His credibility as a world-class scientist means that his ideas are taken as valid criticisms of the science of Global Climate Change and that’s just not helpful now.  Yes, we will always need the contrarian viewpoint to keep us honest. But Dyson, with his credibility, should spend it a little more responsibly and not use it to sow confusion in a world that badly needs to come to consensus on its climate problems soon.
Dyson says the following of James Hanson:
“It’s always possible Hansen could turn out to be right,” he says of the climate scientist. “If what he says were obviously wrong, he wouldn’t have achieved what he has. But Hansen has turned his science into ideology. He’s a very persuasive fellow and has the air of knowing everything. He has all the credentials. I have none. I don’t have a Ph.D. He’s published hundreds of papers on climate.
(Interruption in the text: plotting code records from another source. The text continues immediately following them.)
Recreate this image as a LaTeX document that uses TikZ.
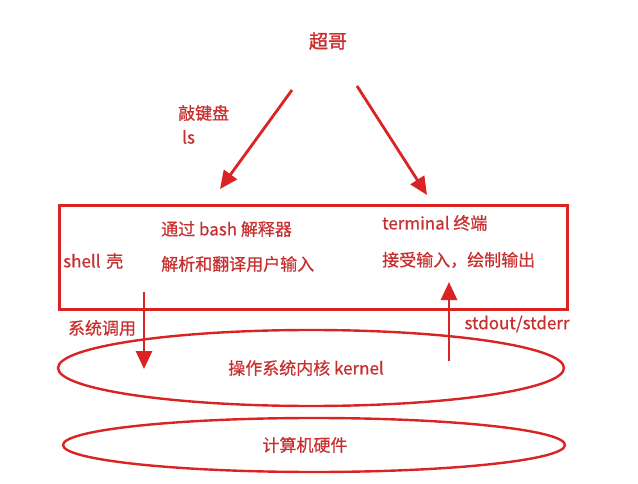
\documentclass[tikz,border=0pt]{standalone}
\usepackage{fontspec}
\setmainfont{Noto Sans CJK SC}[FakeBold=0.6]
\newfontfamily\heavy{Noto Sans CJK SC}[FakeBold=1.6]
\usetikzlibrary{arrows.meta,shapes.geometric,positioning}
\definecolor{ln}{RGB}{218,36,36}
\definecolor{tx}{RGB}{200,48,48}
\tikzset{
  lb/.style={font=\fontsize{17}{20}\selectfont,text=tx,inner sep=0pt},
  lbb/.style={font=\fontsize{19}{22}\selectfont\heavy,text=tx,inner sep=0pt},
  frm/.style={draw=ln,line width=2.6pt},
  orb/.style={ellipse,draw=ln,line width=2.4pt,inner sep=0pt},
  arr/.style={-{Triangle[length=18pt,width=16pt]},draw=ln,fill=ln,line width=2.8pt},
}

\begin{document}
\begin{tikzpicture}[x=1pt,y=-1pt]
\useasboundingbox[fill=white] (0,0) rectangle (638,484);
% ---------------- the user on top
\node[lbb] (user) at (328,41) {超哥};
\node[lb,anchor=west] (keys) at (178,113) {敲键盘};
\node[lb,anchor=west] (ls) at (182,137) {ls};
\coordinate (ua) at (292,90);  \coordinate (ta) at (220,189);
\coordinate (ub) at (357,86);  \coordinate (tb) at (427,195);
\draw[arr] (ua) -- (ta);
\draw[arr] (ub) -- (tb);
% ---------------- shell and terminal
\node[frm,minimum width=508pt,minimum height=104pt,anchor=north west] (shellbox) at (58,204) {};
\node[lb,anchor=west] (shell) at (63,261) {shell\,\,壳};
\node[lb,anchor=west] (bash) at (161,229) {通过 bash 解释器};
\node[lb,anchor=west] (parse) at (161,264) {解析和翻译用户输入};
\node[lb,anchor=west] (term) at (382,223) {terminal 终端};
\node[lb,anchor=west] (draw) at (382,260) {接受输入，绘制输出};
% ---------------- kernel and hardware
\node[orb,minimum width=506pt,minimum height=76pt] (kernel) at (311,368) {};
\node[lb] (kname) at (306,368) {操作系统内核 kernel};
\node[orb,minimum width=502pt,minimum height=54pt] (hw) at (314,445) {};
\node[lb] (hname) at (305,445) {计算机硬件};
% ---------------- calls between them
\coordinate (sa) at (144,292);  \coordinate (sb) at (144,369);
\coordinate (oa) at (449,361);  \coordinate (ob) at (449,282);
\draw[arr] (sa) -- (sb);
\draw[arr] (oa) -- (ob);
\node[lb] (sys) at (102,328) {系统调用};
\node[lb] (out) at (517,324) {stdout/stderr};
\end{tikzpicture}
\end{document}
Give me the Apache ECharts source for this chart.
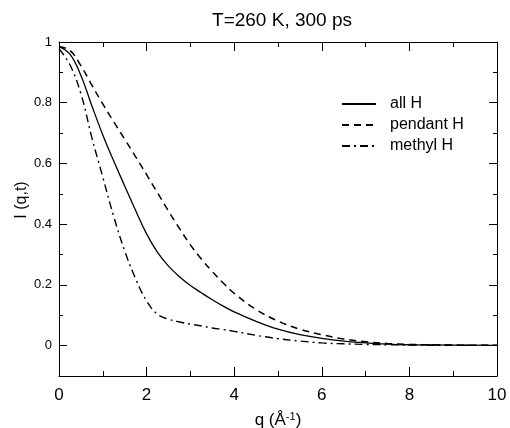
<!DOCTYPE html>
<html>
<head>
<meta charset="utf-8">
<script src="https://cdn.jsdelivr.net/npm/echarts@6/dist/echarts.min.js"></script>
<style>html,body{margin:0;padding:0;background:#fff}#c{width:510px;height:428px}</style>
</head>
<body>
<div id="c"></div>
<script>
// q values (Å^-1)
var qValues = [0, 0.25, 0.5, 0.75, 1.0, 1.25, 1.5, 1.75, 2.0, 2.25, 2.5, 2.75, 3.0, 3.25, 3.5, 3.75, 4.0, 4.5, 5.0, 5.5, 6.0, 6.5, 7.0, 7.5, 8.0, 9.0, 10.0];
var allH     = [0.985, 0.960, 0.890, 0.790, 0.694, 0.608, 0.526, 0.445, 0.368, 0.307, 0.262, 0.227, 0.198, 0.174, 0.151, 0.130, 0.111, 0.080, 0.054, 0.036, 0.024, 0.015, 0.009, 0.005, 0.003, 0.002, 0.001];
var pendantH = [0.985, 0.972, 0.922, 0.858, 0.796, 0.737, 0.680, 0.622, 0.563, 0.503, 0.443, 0.386, 0.332, 0.285, 0.244, 0.206, 0.172, 0.119, 0.081, 0.054, 0.036, 0.022, 0.013, 0.007, 0.004, 0.002, 0.001];
var methylH  = [0.978, 0.925, 0.830, 0.685, 0.555, 0.425, 0.312, 0.220, 0.147, 0.103, 0.087, 0.078, 0.071, 0.065, 0.058, 0.053, 0.047, 0.034, 0.023, 0.015, 0.009, 0.006, 0.004, 0.003, 0.002, 0.001, 0.001];
var seriesNames = ['all H', 'pendant H', 'methyl H'];
var yMajorTicks = [0, 0.2, 0.4, 0.6, 0.8, 1];
var yMinorTicks = [0.1, 0.3, 0.5, 0.7, 0.9];
var titleText = 'T=260 K, 300 ps';

function pairs(ys) { return qValues.map(function (q, i) { return [q, ys[i]]; }); }

var font = 'Liberation Sans, Arial, Helvetica, sans-serif';
var black = '#000';

function yAxisDef(pos, ticks, len, showLabel, showLine, name) {
  return {
    type: 'value', position: pos, min: -0.1, max: 1,
    axisLine: { show: showLine, onZero: false, lineStyle: { color: black, width: 1 } },
    axisTick: { show: true, inside: true, length: len, customValues: ticks, lineStyle: { color: black, width: 1 } },
    axisLabel: { show: showLabel, customValues: ticks, color: black, fontSize: 13, fontFamily: font, margin: 7,
      formatter: function (v) { return String(Math.round(v * 10) / 10); } },
    splitLine: { show: false },
    name: name || '', nameLocation: 'middle', nameGap: 29, nameRotate: 90, nameMoveOverlap: false,
    nameTextStyle: { color: black, fontSize: 16, fontFamily: font, padding: [0, 0, 0, 18] }
  };
}

function xAxisDef(pos, showLabel, name) {
  return {
    type: 'value', position: pos, min: 0, max: 10, interval: 2,
    axisLine: { show: true, onZero: false, lineStyle: { color: black, width: 1 } },
    axisTick: { show: true, inside: true, length: 9, lineStyle: { color: black, width: 1 } },
    minorTick: { show: true, splitNumber: 2, length: 5, lineStyle: { color: black, width: 1 } },
    axisLabel: { show: showLabel, color: black, fontSize: 17, fontFamily: font, margin: 11 },
    splitLine: { show: false }, minorSplitLine: { show: false },
    name: name || '', nameLocation: 'middle', nameGap: 35, nameMoveOverlap: false,
    nameTextStyle: { color: black, fontSize: 17, fontFamily: font,
      rich: { sup: { fontSize: 11, verticalAlign: 'top', padding: [0, 0, 8, 0], color: black, fontFamily: font } } }
  };
}

function lineSeries(i, ys, width, type) {
  return { name: seriesNames[i], type: 'line', data: pairs(ys), smooth: 0.4, showSymbol: false, symbol: 'none',
    lineStyle: { color: black, width: width, type: type }, itemStyle: { color: black } };
}

var chart = echarts.init(document.getElementById('c'), null, { renderer: 'canvas' });
chart.setOption({
  backgroundColor: '#fff',
  animation: false,
  title: { text: titleText, left: 277, textAlign: 'center', top: 6,
    textStyle: { color: black, fontSize: 19, fontWeight: 'normal', fontFamily: font } },
  grid: { left: 59, right: 13, top: 42, bottom: 52, containLabel: false, outerBoundsMode: 'none' },
  legend: {
    orient: 'vertical', left: 336, top: 91, itemWidth: 34, itemHeight: 14, itemGap: 5,
    data: seriesNames,
    itemStyle: { opacity: 0 },
    textStyle: { color: black, fontSize: 16, fontFamily: font, padding: [0, 0, 0, 9] }
  },
  xAxis: [xAxisDef('bottom', true, 'q (Å{sup|-1})'), xAxisDef('top', false)],
  yAxis: [
    yAxisDef('left', yMajorTicks, 8, true, true, 'I (q,t)'),
    yAxisDef('left', yMinorTicks, 4, false, false),
    yAxisDef('right', yMajorTicks, 8, false, true),
    yAxisDef('right', yMinorTicks, 4, false, false)
  ],
  series: [
    lineSeries(0, allH, 1.3, 'solid'),
    lineSeries(1, pendantH, 1.5, [7, 5]),
    lineSeries(2, methylH, 1.4, [8, 4, 2, 4])
  ]
});
</script>
</body>
</html>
I haven’t. By the public standard he’s qualified to talk and I’m not. But I do because I think I’m right. I think I have a broad view of the subject, which Hansen does not. I think it’s true my career doesn’t depend on it, whereas his does. I never claim to be an expert on climate. I think it’s more a matter of judgment than knowledge.”
And James Hanson says this of Freeman Dyson:
“…if he is going to wander into something with major consequences for humanity and other life on the planet, then he should first do his homework — which he obviously has not done on global warming.”
I know where my money is at. And I think you’d have to be a contrairan to get this one wrong.